By Mary Lynn Johnson, ‘91
They are, in a word, avid. Together Todd, ’62, and Lanny, ’63, Britsch have seen arguably more BYU football and basketball games than anyone not part of a coaching staff. Lanny’s wife, JoAnn, ’62, characterizes her husband’s dedication by saying, “He once went to a football game in a snowstorm with pneumonia.”
But the brothers don’t exactly look like stereotypical superfans.

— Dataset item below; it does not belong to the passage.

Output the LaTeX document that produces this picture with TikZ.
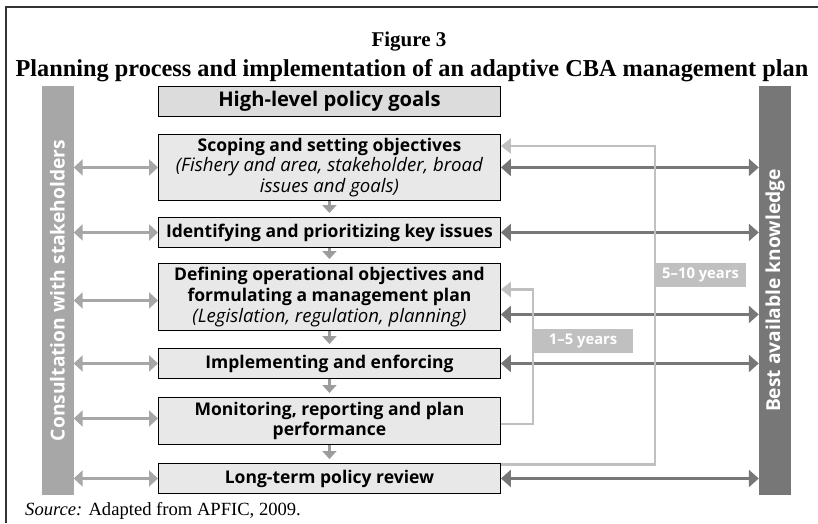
\documentclass[tikz,border=0pt]{standalone}
\usepackage{fontspec}
\setmainfont{Liberation Serif}
\newfontfamily\boxfont{Open Sans}
\usetikzlibrary{arrows.meta}

\definecolor{framegray}{HTML}{333333}
\definecolor{leftgray}{HTML}{A7A7A7}
\definecolor{rightgray}{HTML}{777777}
\definecolor{loopgray}{HTML}{C0C0C0}
\definecolor{stepgray}{HTML}{9C9C9C}
\definecolor{boxfill}{HTML}{E8E8E8}
\definecolor{topfill}{HTML}{DCDCDC}

% italic remarks inside the step boxes
\newcommand{\remark}[1]{{\mdseries\itshape\fontsize{18.6}{20.8}\selectfont #1}}

\begin{document}
\begin{tikzpicture}[x=1pt,y=-1pt,
  stepbox/.style={draw=black, line width=0.9pt, fill=boxfill, minimum width=342pt,
    inner sep=0pt, align=center, anchor=north west,
    font=\boxfont\bfseries\fontsize{17.5}{20.8}\selectfont},
  sidebar/.style={inner sep=0pt, minimum width=32pt, minimum height=409pt},
  bartext/.style={rotate=90, text=white, font=\boxfont\bfseries\fontsize{19.2}{20}\selectfont},
  consultarrow/.style={draw=leftgray, line width=3pt,
    {Triangle[length=9pt,width=16pt]}-{Triangle[length=9pt,width=16pt]}},
  knowarrow/.style={draw=rightgray, line width=3pt,
    {Triangle[length=10pt,width=17pt]}-{Triangle[length=10pt,width=17pt]}},
  steparrow/.style={draw=stepgray, line width=3pt, shorten >=4pt,
    -{Triangle[length=8pt,width=14pt]}},
  feedback/.style={draw=loopgray, line width=2.6pt,
    -{Triangle[length=10pt,width=15pt]}},
  yearslabel/.style={fill=loopgray, text=white, inner sep=0pt, anchor=north west,
    minimum height=24pt, font=\boxfont\bfseries\fontsize{14.8}{16}\selectfont},
]
\useasboundingbox (0,0) rectangle (818,523);

% outer frame (open at right and bottom)
\draw[framegray, line width=1.8pt] (6,523) -- (6,7) -- (818,7);

% headings
\node[font=\bfseries\fontsize{21}{24}\selectfont] (fig) at (409,42) {Figure 3};
\node[font=\bfseries\fontsize{24.3}{26}\selectfont] (title) at (412,71)
  {Planning process and implementation of an adaptive CBA management plan};

% side bars
\node[sidebar, fill=leftgray] (consult) at (57.5,290.5) {};
\node[bartext] (consultlbl) at (consult.center) {Consultation with stakeholders};
\node[sidebar, fill=rightgray] (know) at (775,290.5) {};
\node[bartext] (knowlbl) at (know.center) {Best available knowledge};

% process steps
\node[stepbox, fill=topfill, minimum height=30pt, font=\boxfont\bfseries\fontsize{20.2}{22}\selectfont]
  (hl) at (158,86) {High-level policy goals};
\node[stepbox, minimum height=66pt] (scope) at (158,134)
  {Scoping and setting objectives\\
   \remark{(Fishery and area, stakeholder, broad}\\
   \remark{issues and goals)}};
\node[stepbox, minimum height=30pt] (ident) at (158,217)
  {Identifying and prioritizing key issues};
\node[stepbox, minimum height=67pt] (define) at (158,263)
  {Defining operational objectives and\\
   formulating a management plan\\
   \remark{(Legislation, regulation, planning)}};
\node[stepbox, minimum height=30pt] (impl) at (158,348)
  {Implementing and enforcing};
\node[stepbox, minimum height=47pt] (monitor) at (158,397)
  {Monitoring, reporting and plan\\
   performance};
\node[stepbox, minimum height=30pt] (review) at (158,463)
  {Long-term policy review};

% attachment points that sit off the box centres
\coordinate (defineL) at ([yshift=-3.5pt]define.west);
\coordinate (monitorL) at ([yshift=2.5pt]monitor.west);
\coordinate (defineR) at ([yshift=-17.5pt]define.east);
\coordinate (defineIn) at ([yshift=7.5pt]define.east);
\coordinate (monitorOut) at ([yshift=-3pt]monitor.east);
\coordinate (reviewOut) at ([yshift=-1.5pt]review.north east);
\coordinate (scopeIn) at ([yshift=-12pt]scope.north east);

% flow between steps
\foreach \a/\b in {scope/ident, ident/define, define/impl, impl/monitor, monitor/review}
  \draw[steparrow] (\a.south) -- (\b.north);

% consultation links
\foreach \s in {scope.west, ident.west, defineL, impl.west, monitorL, review.west}
  \draw[consultarrow] (consult.east |- \s) -- (\s);

% knowledge links
\foreach \s in {scope.east, ident.east, defineR, impl.east, review.east}
  \draw[knowarrow] (\s) -- (know.west |- \s);

% adaptive feedback loops
\draw[feedback] (reviewOut) -- ++(154,0) coordinate (longcorner) |- (scopeIn);
\node[yearslabel, minimum width=91pt] (longyrs) at (longcorner |- 0,263) {5–10 years};
\draw[feedback] (monitorOut) -- ++(32,0) coordinate (shortcorner) |- (defineIn);
\node[yearslabel, minimum width=100pt] (shortyrs) at (shortcorner |- 0,329) {1–5 years};

% source note
\node[anchor=base west, inner sep=0pt, font=\fontsize{18.6}{20}\selectfont] (src) at (25,515)
  {\textit{Source:} Adapted from APFIC, 2009.};
\end{tikzpicture}
\end{document}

“When you think of Todd you think of this person who is extremely cultured, very sophisticated about the arts,” says Clayne L. Pope, ’65, a longtime colleague of the brothers. “We don’t usually think people like that are going to be completely devoted to athletics. But when Todd was in the administration and sitting in the president’s loge at the football games, he was never one to just sit there and engage in quiet conversation while the game was going on. He was down on the field with the players, wanting them to win. I think of him absolutely dying when there’s a fumble or a loss.”
The Britsches’ game-time intensity goes back to their childhoods when they attended BYU’s laboratory school.

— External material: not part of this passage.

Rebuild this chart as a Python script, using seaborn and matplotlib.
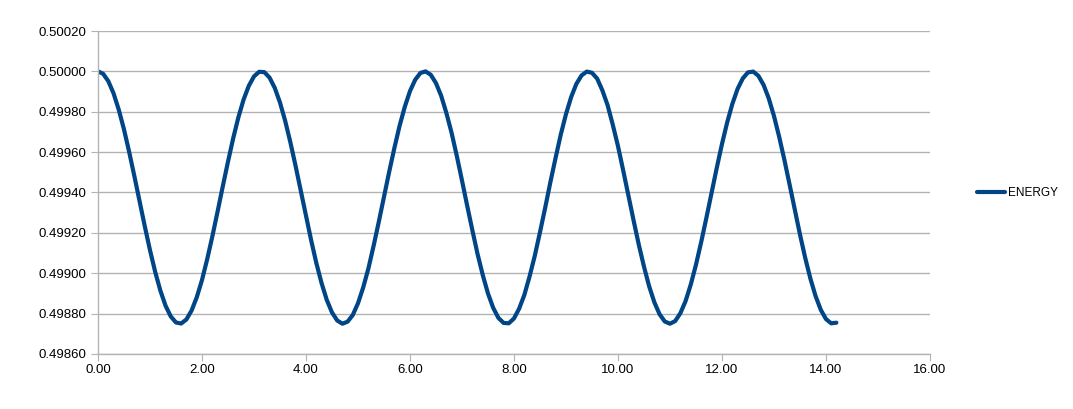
import pandas as pd
import matplotlib.pyplot as plt
import seaborn as sns
from matplotlib.ticker import FormatStrFormatter, MultipleLocator

# Dados (tempo x energia)
tempo = [0.0, 0.1, 0.2, 0.3, 0.4, 0.5, 0.6, 0.7, 0.8, 0.9,
         1.0, 1.1, 1.2, 1.3, 1.4, 1.5, 1.6, 1.7, 1.8, 1.9,
         2.0, 2.1, 2.2, 2.3, 2.4, 2.5, 2.6, 2.7, 2.8, 2.9,
         3.0, 3.1, 3.2, 3.3, 3.4, 3.5, 3.6, 3.7, 3.8, 3.9,
         4.0, 4.1, 4.2, 4.3, 4.4, 4.5, 4.6, 4.7, 4.8, 4.9,
         5.0, 5.1, 5.2, 5.3, 5.4, 5.5, 5.6, 5.7, 5.8, 5.9,
         6.0, 6.1, 6.2, 6.3, 6.4, 6.5, 6.6, 6.7, 6.8, 6.9,
         7.0, 7.1, 7.2, 7.3, 7.4, 7.5, 7.6, 7.7, 7.8, 7.9,
         8.0, 8.1, 8.2, 8.3, 8.4, 8.5, 8.6, 8.7, 8.8, 8.9,
         9.0, 9.1, 9.2, 9.3, 9.4, 9.5, 9.6, 9.7, 9.8, 9.9,
         10.0, 10.1, 10.2, 10.3, 10.4, 10.5, 10.6, 10.7, 10.8, 10.9,
         11.0, 11.1, 11.2, 11.3, 11.4, 11.5, 11.6, 11.7, 11.8, 11.9,
         12.0, 12.1, 12.2, 12.3, 12.4, 12.5, 12.6, 12.7, 12.8, 12.9,
         13.0, 13.1, 13.2, 13.3, 13.4, 13.5, 13.6, 13.7, 13.8, 13.9,
         14.0, 14.1, 14.2]
energia = [0.500000, 0.499988, 0.499951, 0.499891, 0.499810, 0.499713, 0.499601, 0.499481, 0.499357, 0.499233,
           0.499115, 0.499007, 0.498914, 0.498839, 0.498786, 0.498756, 0.498751, 0.498771, 0.498815, 0.498881,
           0.498966, 0.499069, 0.499183, 0.499305, 0.499430, 0.499552, 0.499668, 0.499772, 0.499860, 0.499928,
           0.499975, 0.499998, 0.499996, 0.499969, 0.499918, 0.499846, 0.499755, 0.499649, 0.499532, 0.499409,
           0.499284, 0.499163, 0.499050, 0.498951, 0.498868, 0.498806, 0.498766, 0.498750, 0.498760, 0.498793,
           0.498851, 0.498929, 0.499023, 0.499135, 0.499254, 0.499378, 0.499502, 0.499620, 0.499730, 0.499824,
           0.499902, 0.499958, 0.499992, 0.500000, 0.499983, 0.499942, 0.499879, 0.499794, 0.499696, 0.499582,
           0.499460, 0.499335, 0.499213, 0.499095, 0.498991, 0.498900, 0.498829, 0.498779, 0.498754, 0.498752,
           0.498776, 0.498825, 0.498893, 0.498984, 0.499086, 0.499203, 0.499324, 0.499451, 0.499571, 0.499687,
           0.499788, 0.499873, 0.499938, 0.499980, 0.499999, 0.499993, 0.499964, 0.499906, 0.499833, 0.499736,
           0.499630, 0.499510, 0.499386, 0.499262, 0.499142, 0.499033, 0.498935, 0.498856, 0.498797, 0.498761,
           0.498750, 0.498763, 0.498802, 0.498862, 0.498944, 0.499042, 0.499154, 0.499274, 0.499399, 0.499522,
           0.499640, 0.499747, 0.499839, 0.499913, 0.499965, 0.499995, 0.499999, 0.499978, 0.499933, 0.499866,
           0.499779, 0.499676, 0.499562, 0.499440, 0.499315, 0.499192, 0.499077, 0.498974, 0.498887, 0.498819,
           0.498773, 0.498752, 0.498755]

df = pd.DataFrame({'tempo': tempo, 'ENERGY': energia})

sns.set_style('white')
plt.rcParams['font.family'] = ['Liberation Sans', 'DejaVu Sans']

fig = plt.figure(figsize=(10.73, 4.09), dpi=100)
ax = fig.add_axes([0.0913, 0.1345, 0.7754, 0.7897])

sns.lineplot(data=df, x='tempo', y='ENERGY', color='#004586', linewidth=3,
             label='ENERGY', ax=ax, legend=False)
ax.lines[0].set_solid_joinstyle('round')
ax.lines[0].set_solid_capstyle('round')

# Eixos
ax.set_xlim(0, 16)
ax.set_ylim(0.49860, 0.50020)
ax.xaxis.set_major_locator(MultipleLocator(2))
ax.yaxis.set_major_locator(MultipleLocator(0.0002))
ax.xaxis.set_major_formatter(FormatStrFormatter('%.2f'))
ax.yaxis.set_major_formatter(FormatStrFormatter('%.5f'))
ax.set_xlabel('')
ax.set_ylabel('')

ax.grid(axis='y', color='#b3b3b3', linewidth=1)
ax.grid(axis='x', visible=False)
for lado in ['top', 'right']:
    ax.spines[lado].set_visible(False)
for lado in ['left', 'bottom']:
    ax.spines[lado].set_color('#b3b3b3')
    ax.spines[lado].set_linewidth(1)

ax.tick_params(axis='y', direction='out', length=5, color='#b3b3b3', labelsize=9.5, pad=3)
ax.tick_params(axis='x', direction='out', length=5, color='#b3b3b3', labelsize=9.5, pad=2)
ax.tick_params(left=True, bottom=True, labelcolor='black')

# Legenda ao lado
handles, labels = ax.get_legend_handles_labels()
leg = fig.legend(handles, labels, loc='center left', bbox_to_anchor=(0.906, 0.528),
                 frameon=False, fontsize=8.5, handlelength=2.4, handletextpad=0.2,
                 borderaxespad=0)
for t in leg.get_texts():
    t.set_color('black')

fig.savefig('out.png', dpi=100)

“They used to let us take our elementary school activity cards and get into the BYU games,” says Todd. “Football I remember particularly, which was in the stadium off the side of the hill where the Richards Building is. We started attending regularly when I was nine and have missed very few games, when we’ve been within the state of Utah, since that time.”
“I can remember that horrible Wyoming game right after World War II, when the only entertaining thing was throwing snowballs at the cheerleaders and trying to hit the center of the megaphones–and then the snow would go right through into their eyes,” Lanny says.
“We had 0-and-11 and 1-and-10 seasons back then,” Todd recalls. “So neither of us cares if BYU runs up the score. No matter how badly we beat people, we still have to make up for some of those seasons we saw when we were young.”
But it’s not just sports that draw the Britsches’ loyal support. “Todd once told me that he’d never missed a devotional when he was on campus,” says English Department chair John S. Tanner, ’74.
And the brothers started frequenting BYU cultural events even before they became regular sports fans: Ralph A., ’33, and Florence Todd, ’38, Britsch first took their boys to Lyceums–a series of concerts and speeches given by visiting celebrities–at BYU at about ages 6 and 5. “Our folks had us convinced that going to those concerts was almost a hallowed privilege,” Lanny says. “And somehow they got us sufficiently psyched that we would sit there in absolute stillness and quiet.”
“I had a pair of scratchy wool trousers that just about killed me,” Todd says. “But I thought, ‘If I wiggle, maybe he won’t let me come again.’ So I would sit there absolutely still with my legs almost red from those trousers. Fortunately once my parents caught on to how itchy they were I didn’t have to wear them any more.”
The habit of attending BYU functions–and considering it a privilege–has continued throughout the brothers’ lives. Today Todd and his wife are especially consistent. “If Todd and Dorothy aren’t at a concert, you assume that they’re ill,” Pope says.
“This university,” Todd says, “is a place where you can get the most amazing kinds of experiences for almost nothing.”